# [DATA EXTRACT]

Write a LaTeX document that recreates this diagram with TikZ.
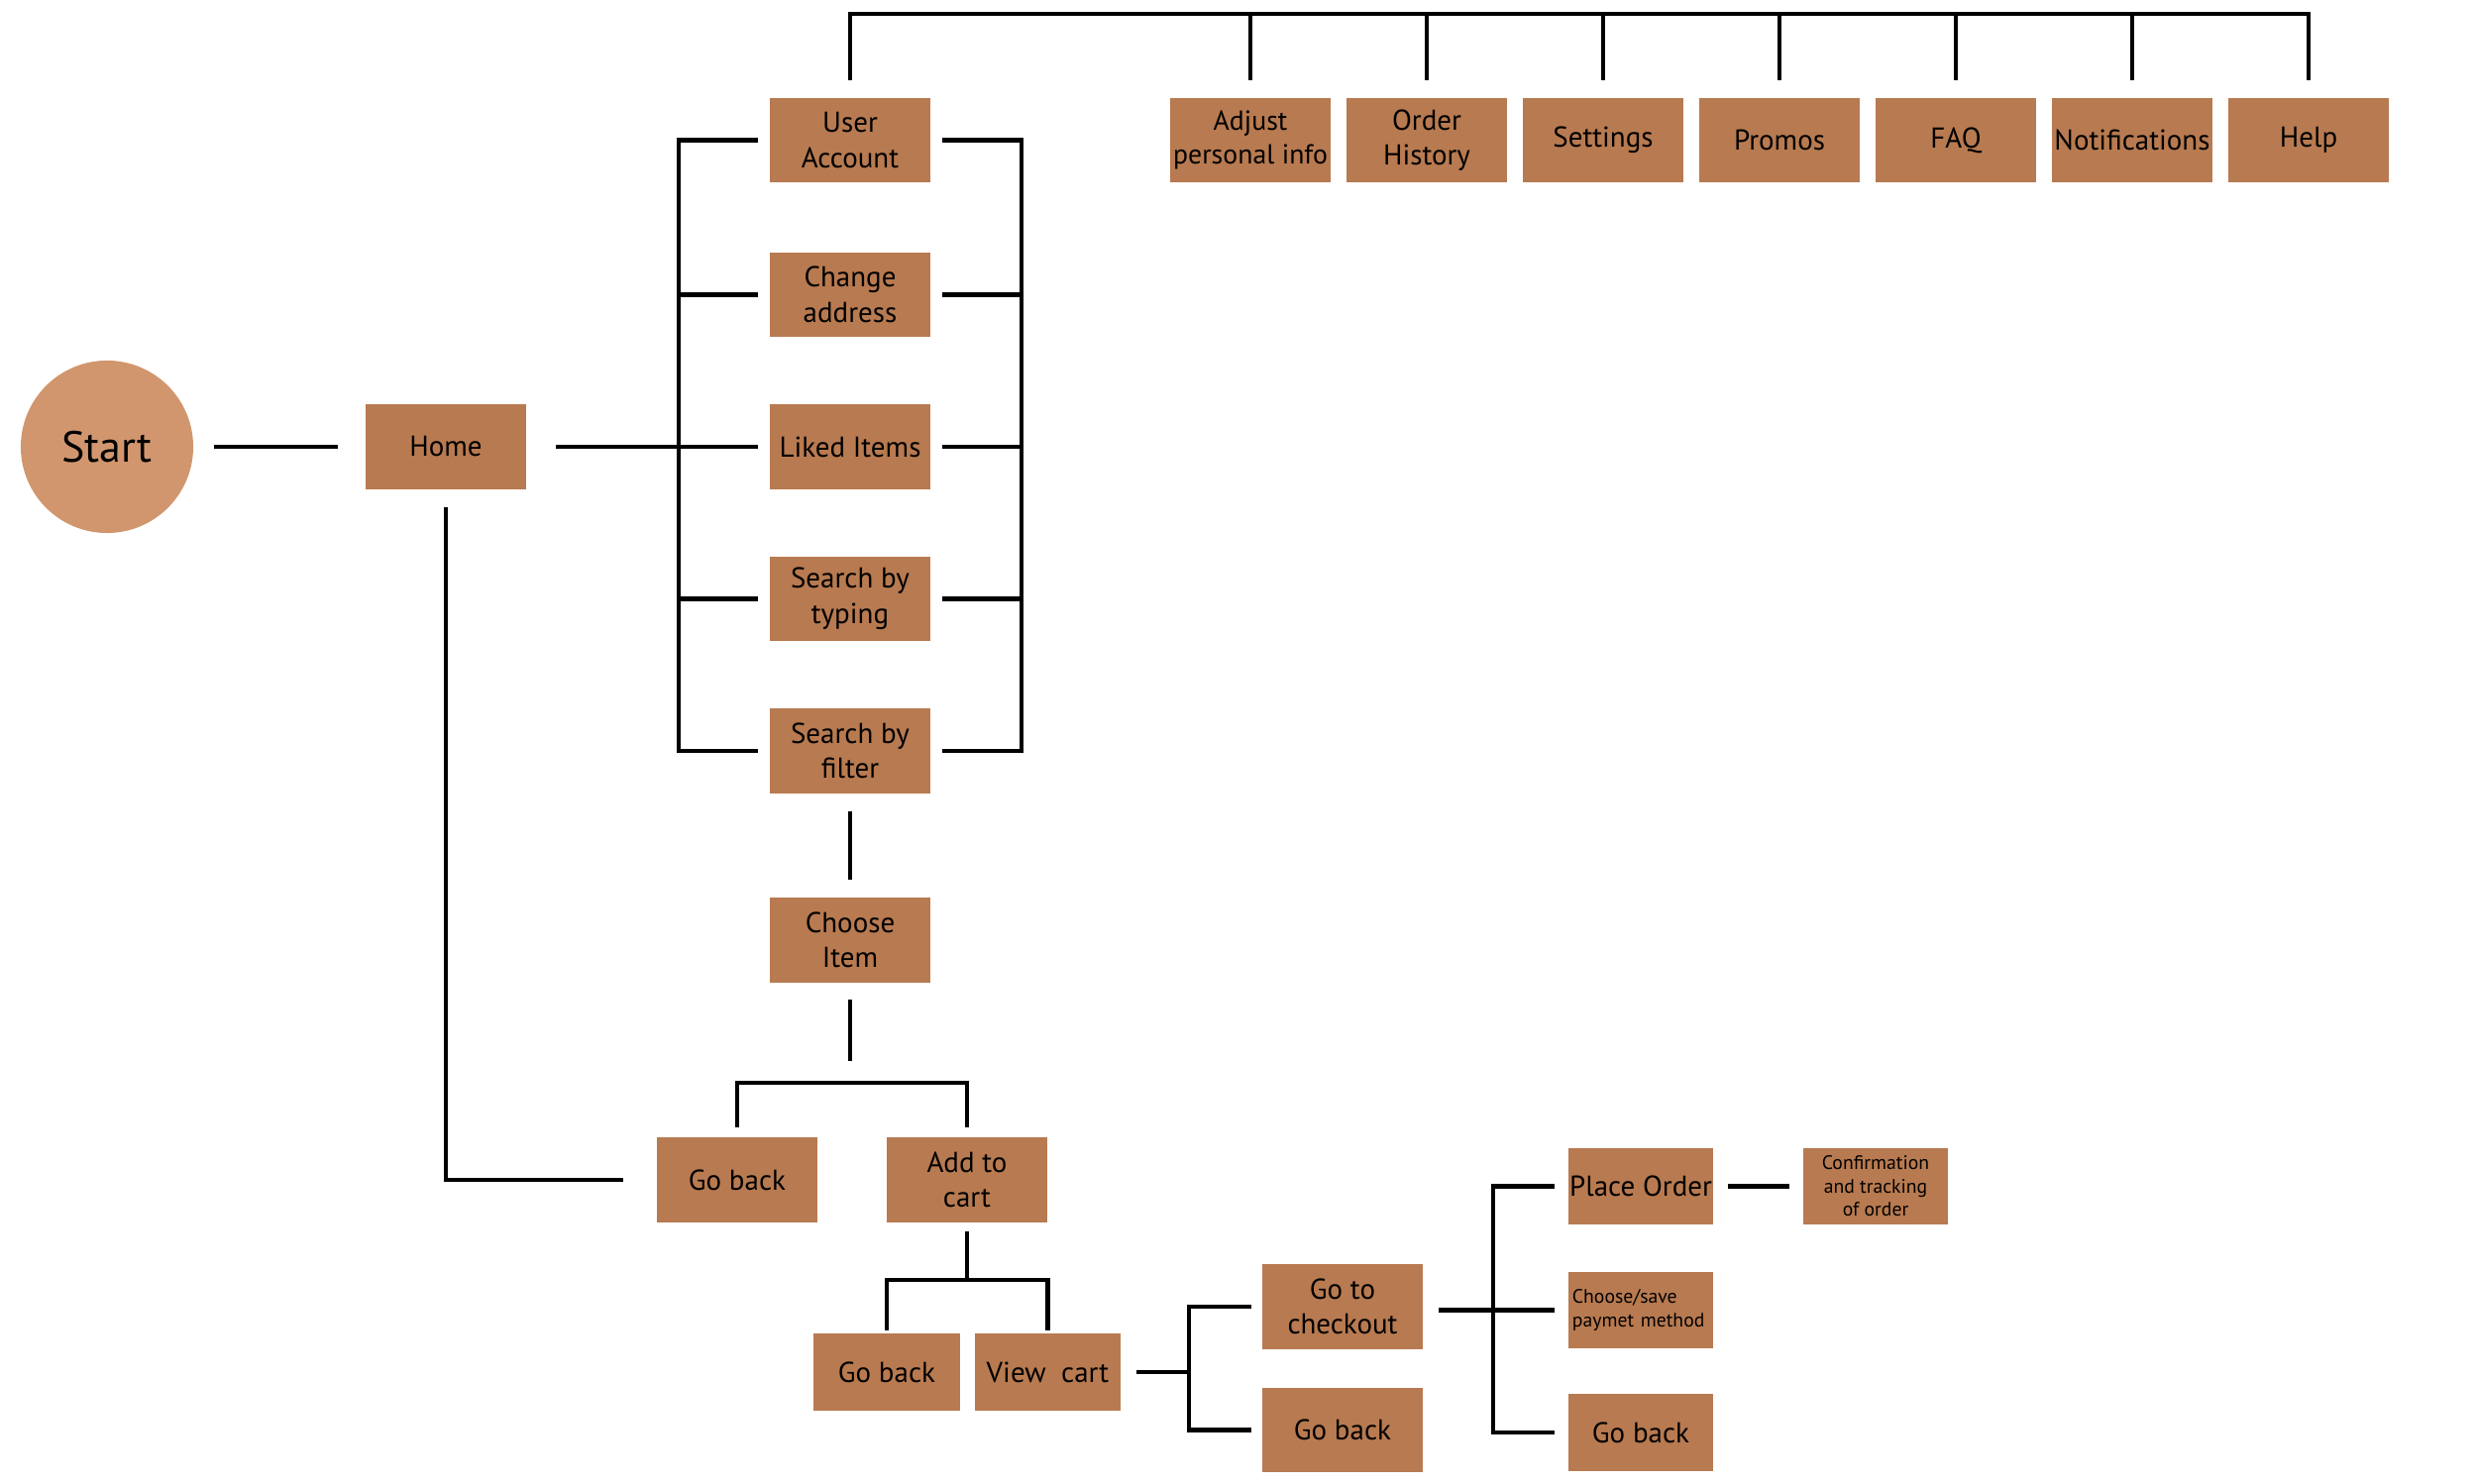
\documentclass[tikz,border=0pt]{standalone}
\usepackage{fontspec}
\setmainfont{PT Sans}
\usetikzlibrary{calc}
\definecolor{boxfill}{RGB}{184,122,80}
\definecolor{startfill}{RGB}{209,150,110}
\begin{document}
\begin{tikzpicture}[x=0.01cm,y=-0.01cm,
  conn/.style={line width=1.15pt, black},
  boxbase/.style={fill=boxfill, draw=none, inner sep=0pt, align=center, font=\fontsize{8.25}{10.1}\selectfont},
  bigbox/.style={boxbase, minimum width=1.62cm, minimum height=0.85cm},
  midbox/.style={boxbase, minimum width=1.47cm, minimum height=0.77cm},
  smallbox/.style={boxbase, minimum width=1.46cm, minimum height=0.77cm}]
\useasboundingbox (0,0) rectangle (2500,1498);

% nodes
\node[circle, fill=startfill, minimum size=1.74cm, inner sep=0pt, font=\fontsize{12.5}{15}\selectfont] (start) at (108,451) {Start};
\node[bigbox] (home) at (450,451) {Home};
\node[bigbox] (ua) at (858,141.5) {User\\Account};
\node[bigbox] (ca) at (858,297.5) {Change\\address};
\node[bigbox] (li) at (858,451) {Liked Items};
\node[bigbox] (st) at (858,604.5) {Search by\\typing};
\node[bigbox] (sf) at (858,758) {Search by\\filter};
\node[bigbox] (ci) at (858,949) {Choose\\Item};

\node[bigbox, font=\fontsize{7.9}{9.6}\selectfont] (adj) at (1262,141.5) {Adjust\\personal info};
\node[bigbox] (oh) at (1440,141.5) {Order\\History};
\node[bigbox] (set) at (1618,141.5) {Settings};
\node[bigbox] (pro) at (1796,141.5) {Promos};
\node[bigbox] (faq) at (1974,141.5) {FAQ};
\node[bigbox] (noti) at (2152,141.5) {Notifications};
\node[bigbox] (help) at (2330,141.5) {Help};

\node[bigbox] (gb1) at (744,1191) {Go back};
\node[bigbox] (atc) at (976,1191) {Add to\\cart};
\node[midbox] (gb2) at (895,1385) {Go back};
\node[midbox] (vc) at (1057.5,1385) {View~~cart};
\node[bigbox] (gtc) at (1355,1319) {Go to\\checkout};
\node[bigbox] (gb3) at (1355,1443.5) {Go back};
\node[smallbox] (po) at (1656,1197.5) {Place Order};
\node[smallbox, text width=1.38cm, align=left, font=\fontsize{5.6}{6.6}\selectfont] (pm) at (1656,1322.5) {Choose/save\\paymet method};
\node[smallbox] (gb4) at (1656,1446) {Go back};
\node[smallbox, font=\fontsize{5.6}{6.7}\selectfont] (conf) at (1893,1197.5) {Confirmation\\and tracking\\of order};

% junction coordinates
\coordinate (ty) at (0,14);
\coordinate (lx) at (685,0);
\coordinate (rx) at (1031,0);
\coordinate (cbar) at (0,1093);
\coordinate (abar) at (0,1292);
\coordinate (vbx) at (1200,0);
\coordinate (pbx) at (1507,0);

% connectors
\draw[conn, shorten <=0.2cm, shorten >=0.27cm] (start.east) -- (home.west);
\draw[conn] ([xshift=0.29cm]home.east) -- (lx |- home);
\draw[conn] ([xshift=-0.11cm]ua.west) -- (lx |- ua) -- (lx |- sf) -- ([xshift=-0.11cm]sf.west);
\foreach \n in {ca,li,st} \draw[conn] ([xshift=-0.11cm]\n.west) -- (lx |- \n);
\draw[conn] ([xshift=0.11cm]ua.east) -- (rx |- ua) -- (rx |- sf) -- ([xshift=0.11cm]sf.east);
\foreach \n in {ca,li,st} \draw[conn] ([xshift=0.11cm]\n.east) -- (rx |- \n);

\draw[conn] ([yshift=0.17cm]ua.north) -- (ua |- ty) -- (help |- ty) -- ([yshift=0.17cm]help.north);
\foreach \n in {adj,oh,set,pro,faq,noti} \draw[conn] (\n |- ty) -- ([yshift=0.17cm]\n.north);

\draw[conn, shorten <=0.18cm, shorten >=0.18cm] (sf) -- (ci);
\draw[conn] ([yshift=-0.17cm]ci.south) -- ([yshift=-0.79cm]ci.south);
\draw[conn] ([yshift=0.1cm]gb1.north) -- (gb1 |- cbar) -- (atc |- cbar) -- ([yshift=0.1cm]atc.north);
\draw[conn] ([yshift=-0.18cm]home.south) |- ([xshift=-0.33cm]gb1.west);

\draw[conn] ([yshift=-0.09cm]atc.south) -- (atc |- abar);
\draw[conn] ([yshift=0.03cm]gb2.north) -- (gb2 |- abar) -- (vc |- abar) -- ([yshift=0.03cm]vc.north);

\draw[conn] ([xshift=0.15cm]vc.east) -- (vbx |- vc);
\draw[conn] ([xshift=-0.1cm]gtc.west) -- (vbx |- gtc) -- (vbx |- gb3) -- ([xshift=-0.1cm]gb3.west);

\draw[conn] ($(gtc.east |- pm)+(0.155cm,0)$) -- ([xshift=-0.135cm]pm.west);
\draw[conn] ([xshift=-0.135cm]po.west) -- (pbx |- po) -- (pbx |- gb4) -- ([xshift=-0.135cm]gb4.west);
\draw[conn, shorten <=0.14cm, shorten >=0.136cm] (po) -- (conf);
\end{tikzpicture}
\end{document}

# [DIRECTIONS]
Restate the material word for word from its first line through the line containing "(0,0) rectangle (2500,1498);", both included; the pictures do not belong in it.

# [RESPONSE]
Write a LaTeX document that recreates this diagram with TikZ.
\documentclass[tikz,border=0pt]{standalone}
\usepackage{fontspec}
\setmainfont{PT Sans}
\usetikzlibrary{calc}
\definecolor{boxfill}{RGB}{184,122,80}
\definecolor{startfill}{RGB}{209,150,110}
\begin{document}
\begin{tikzpicture}[x=0.01cm,y=-0.01cm,
  conn/.style={line width=1.15pt, black},
  boxbase/.style={fill=boxfill, draw=none, inner sep=0pt, align=center, font=\fontsize{8.25}{10.1}\selectfont},
  bigbox/.style={boxbase, minimum width=1.62cm, minimum height=0.85cm},
  midbox/.style={boxbase, minimum width=1.47cm, minimum height=0.77cm},
  smallbox/.style={boxbase, minimum width=1.46cm, minimum height=0.77cm}]
\useasboundingbox (0,0) rectangle (2500,1498);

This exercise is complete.